London Mayor Sadiq Khan has handed out a staggering £151.8million in contracts to help track drivers who have not paid the Ultra Low Emission Zone fee.

The money will be going to four companies who will be responsible for enforcing penalties for those who avoid the £12.50 daily fee.

The Ulez scheme was expanded in August to cover Greater London, with all drivers of non-compliant petrol and diesel vehicles having to pay the fee.

If a motorist does not pay the £12.50 daily charge, they will face an additional penalty charge of £180, which could potentially rise to £250.

WATCH NOW: Susan Hall on the Ulez expansion

Data from Transport for London showed that almost £255million was raised through outstanding Ulez penalty notices.

TfL says the money made from the Ulez expansion and other road charging schemes is reinvested back into the system through maintenance, upkeep and improvements.

One contract, which is believed to be worth £34.6million, is aimed specifically at overseas drivers who fail to pay, according to The Sun.

A second contract worth £117.2million has been shared between debt recovery firm Marston, enforcement agency Bristow and Sutor and bailiffs JBW.

TfL said it wanted a “persistent evader” report to be issued every month to help enforce the penalties on those who are responsible for avoiding the fines.

The Ulez has been met with fierce criticism since it was extended in August to include millions of additional people.

It has been estimated that an additional 700,000 new drivers are now included in the expansion and potentially face a fee for having a non-compliant car.

More than 900 motorists were also incorrectly fined by a rogue camera in Harrow, northwest London.

TfL admitted the error and refunded the 927 vehicles, adding that it had repositioned cameras and checked all boundary cameras were in the correct position.

Marilyn Ashton, deputy leader of Harrow Council, said: “If you are driving down Old Redding in a non-compliant car, you shouldn't have to pay a charge as those roads are exempt.

“Since it went up on August 29, people thought, 'I'll go that way and not have to pay anything', and had to pay the £12.50. It's not in London at all, which is partially why it's a terrible idea to do this.

“All that was wrong is that the cameras were facing these roads.

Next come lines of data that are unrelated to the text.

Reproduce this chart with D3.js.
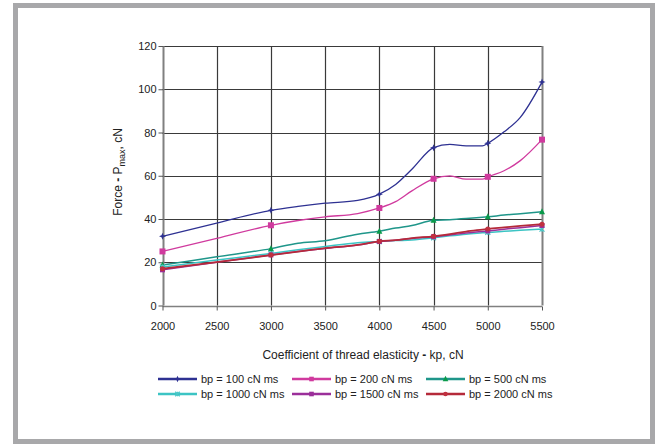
<!DOCTYPE html>
<html><head><meta charset="utf-8">
<script src="https://cdn.jsdelivr.net/npm/d3@7"></script>
<style>body{margin:0;background:#fff}svg{display:block;font-family:"Liberation Sans",Arial,sans-serif}</style>
</head><body>
<svg id="c" width="656" height="444"></svg>
<script>
const kp = [2000,2500,3000,3250,3500,3800,4000,4150,4300,4500,4650,4800,4950,5000,5150,5300,5500];
const markedKp = [2000,3000,4000,4500,5000,5500];
const xTicks = [2000,2500,3000,3500,4000,4500,5000,5500];
const yTicks = [0,20,40,60,80,100,120];
const seriesNames = ["bp = 100 cN ms","bp = 200 cN ms","bp = 500 cN ms","bp = 1000 cN ms","bp = 1500 cN ms","bp = 2000 cN ms"];
const bp100  = [32,38.1,44,45.8,47.3,48.6,51.5,56,63,73,74.5,73.8,73.8,75,80.3,87,103.3];
const bp200  = [25,31,37.1,39.3,41,42.5,45.1,48,53,58.6,59.9,58.4,58.4,59.5,62.3,67,76.7];
const bp500  = [18.7,22.5,26.3,28.8,29.9,33,34.3,35.8,37,39.4,39.7,40.2,40.8,41,41.8,42.4,43.3];
const bp1000 = [17.8,21,24.1,25.8,27.3,29,29.6,30,30.3,31.3,32.2,33,33.6,33.8,34.3,34.8,35.3];
const bp1500 = [16.5,20,23.4,25,26.4,28,29.6,30.2,31,31.8,32.6,33.5,34.2,34.5,35.3,36,37];
const bp2000 = [17,20.1,23.3,24.9,26.5,28,29.7,30.2,31.2,32,33,34.2,35.1,35.4,36.1,36.8,37.6];

const colors = ["#2e3192","#d03a9e","#1f968a","#3cc4c4","#9b2f9a","#b52a3a"];
const markerColors = ["#2e3192","#d03a9e","#0a9a4a","#4cc8c8","#9b2f9a","#c0303f"];
const markerTypes = ["star","square","triangle","cross","square","circle"];
const allSeries = [bp100,bp200,bp500,bp1000,bp1500,bp2000];

const svg = d3.select("#c");
// frame
svg.append("rect").attr("x",15.5).attr("y",5.5).attr("width",637).attr("height",436)
  .attr("fill","none").attr("stroke","#a8a8aa").attr("stroke-width",5);

const x = d3.scaleLinear().domain([2000,5500]).range([162.5,542]);
const y = d3.scaleLinear().domain([0,120]).range([305.5,46]);

// grid
const g = svg.append("g");
g.selectAll(".hg").data(yTicks).join("line")
  .attr("x1",x(2000)).attr("x2",x(5500)).attr("y1",d=>Math.round(y(d))+0.5).attr("y2",d=>Math.round(y(d))+0.5)
  .attr("stroke",d=>d===0?"#808080":"#3a3a3a").attr("stroke-width",d=>d===0?1.5:1.2);
g.selectAll(".vg").data(xTicks).join("line")
  .attr("y1",y(120)).attr("y2",y(0)).attr("x1",d=>Math.round(x(d))+0.5).attr("x2",d=>Math.round(x(d))+0.5)
  .attr("stroke",d=>(d===2000||d===5500)?"#808080":"#3a3a3a").attr("stroke-width",d=>(d===2000||d===5500)?2:1.2);

// axes
const yAxis = d3.axisLeft(y).tickValues(yTicks).tickSize(5).tickSizeOuter(0);
const ya = svg.append("g").attr("transform",`translate(${Math.round(x(2000))+0.5},0)`).call(yAxis);
ya.select(".domain").remove();
ya.selectAll(".tick line").attr("stroke","#555");
ya.selectAll("text").attr("font-size",11).attr("fill","#222").attr("x",-7).attr("font-family","Liberation Sans, Arial, sans-serif");

const xAxis = d3.axisBottom(x).tickValues(xTicks).tickSize(4).tickSizeOuter(0).tickFormat(d3.format("d"));
const xa = svg.append("g").attr("transform",`translate(0,${Math.round(y(0))+0.5})`).call(xAxis);
xa.select(".domain").remove();
xa.selectAll(".tick line").attr("stroke","#555");
xa.selectAll("text").attr("font-size",11).attr("fill","#222").attr("y",16).attr("font-family","Liberation Sans, Arial, sans-serif");

// titles
const xt = svg.append("text").attr("x",363).attr("y",359).attr("text-anchor","middle")
  .attr("font-size",12).attr("fill","#222");
xt.append("tspan").text("Coefficient of thread elasticity ");
xt.append("tspan").attr("font-weight","bold").text("-");
xt.append("tspan").text(" kp, cN");

const yt = svg.append("text").attr("transform","translate(122,172) rotate(-90)").attr("text-anchor","middle")
  .attr("font-size",12).attr("fill","#222");
yt.append("tspan").text("Force ");
yt.append("tspan").attr("font-weight","bold").text("-");
yt.append("tspan").text(" P");
yt.append("tspan").attr("font-size",9).attr("dy",3).text("max");
yt.append("tspan").attr("dy",-3).text(", cN");

// lines
const line = d3.line().x((d,i)=>x(kp[i])).y(d=>y(d)).curve(d3.curveMonotoneX);
function drawMarker(sel, type, color, cx, cy, s){
  if(type==="square") sel.append("rect").attr("x",cx-s).attr("y",cy-s).attr("width",2*s).attr("height",2*s).attr("fill",color);
  else if(type==="triangle") sel.append("path").attr("d",`M${cx},${cy-s-1}L${cx+s+0.5},${cy+s}L${cx-s-0.5},${cy+s}Z`).attr("fill",color);
  else if(type==="circle") sel.append("circle").attr("cx",cx).attr("cy",cy).attr("r",s).attr("fill",color);
  else if(type==="star") sel.append("path").attr("d",`M${cx},${cy-s-1}L${cx+1},${cy-1}L${cx+s+1},${cy}L${cx+1},${cy+1}L${cx},${cy+s+1}L${cx-1},${cy+1}L${cx-s-1},${cy}L${cx-1},${cy-1}Z`).attr("fill",color);
  else if(type==="cross") sel.append("path").attr("d",`M${cx-s},${cy-s}L${cx+s},${cy+s}M${cx+s},${cy-s}L${cx-s},${cy+s}M${cx},${cy-s}L${cx},${cy+s}`).attr("stroke",color).attr("stroke-width",1.3);
}
const widths = [1.3,1.3,1.5,1.5,1.5,1.8];
allSeries.forEach((vals,si)=>{
  svg.append("path").attr("d",line(vals)).attr("fill","none").attr("stroke",colors[si]).attr("stroke-width",widths[si]);
  const mg = svg.append("g");
  vals.forEach((v,i)=>{
    if(markedKp.includes(kp[i])) drawMarker(mg, markerTypes[si], markerColors[si], x(kp[i]), y(v), si===1?3:2.5);
  });
});

// legend
const legX = [158,292,426];
const legY = [379,394];
seriesNames.forEach((name,i)=>{
  const col = i%3, row = Math.floor(i/3);
  const lx = legX[col], ly = legY[row];
  svg.append("line").attr("x1",lx).attr("x2",lx+39).attr("y1",ly).attr("y2",ly)
    .attr("stroke",colors[i]).attr("stroke-width",2.6);
  drawMarker(svg.append("g"), markerTypes[i], markerColors[i], lx+19.5, ly, 2.3);
  svg.append("text").attr("x",lx+43).attr("y",ly+4).attr("font-size",11).attr("fill","#222").text(name);
});
</script>
</body></html>
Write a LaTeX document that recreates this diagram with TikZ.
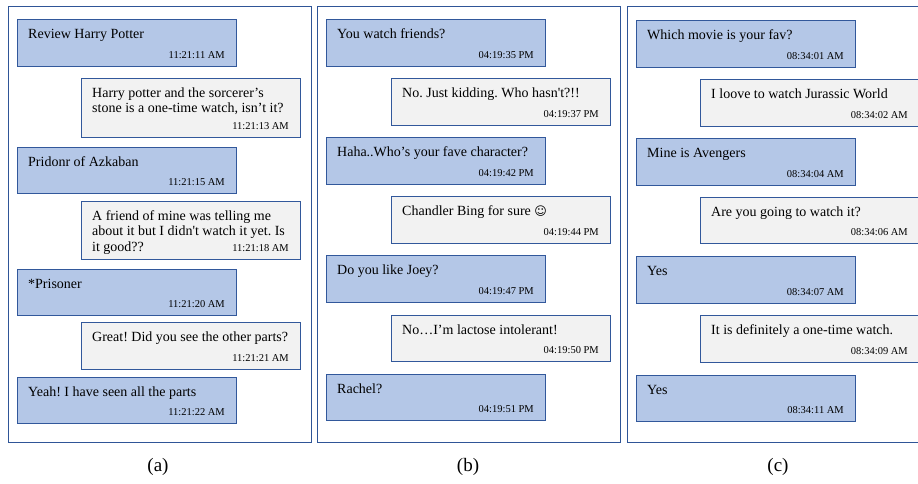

More than 900 and something people had to pay £12.50 and that's terrible.

“It went on for weeks and people started complaining and writing in. But it took TfL weeks to say, ‘We got it wrong’ and move the camera. It's unacceptable, incompetent and disgraceful.”

Earlier this month, Maria Neira, Director of Public Health, Environment and Social Determinants at the World Health Organisation, praised the London Mayor.


A Ulez camera being installed

Some drivers have been hit with unfair fines from Ulez cameras


She said Sadiq Khan was “politically courageous” for pushing ahead with the expansion of the Ulez scheme, saying it should be used as a blueprint for mayors around the world.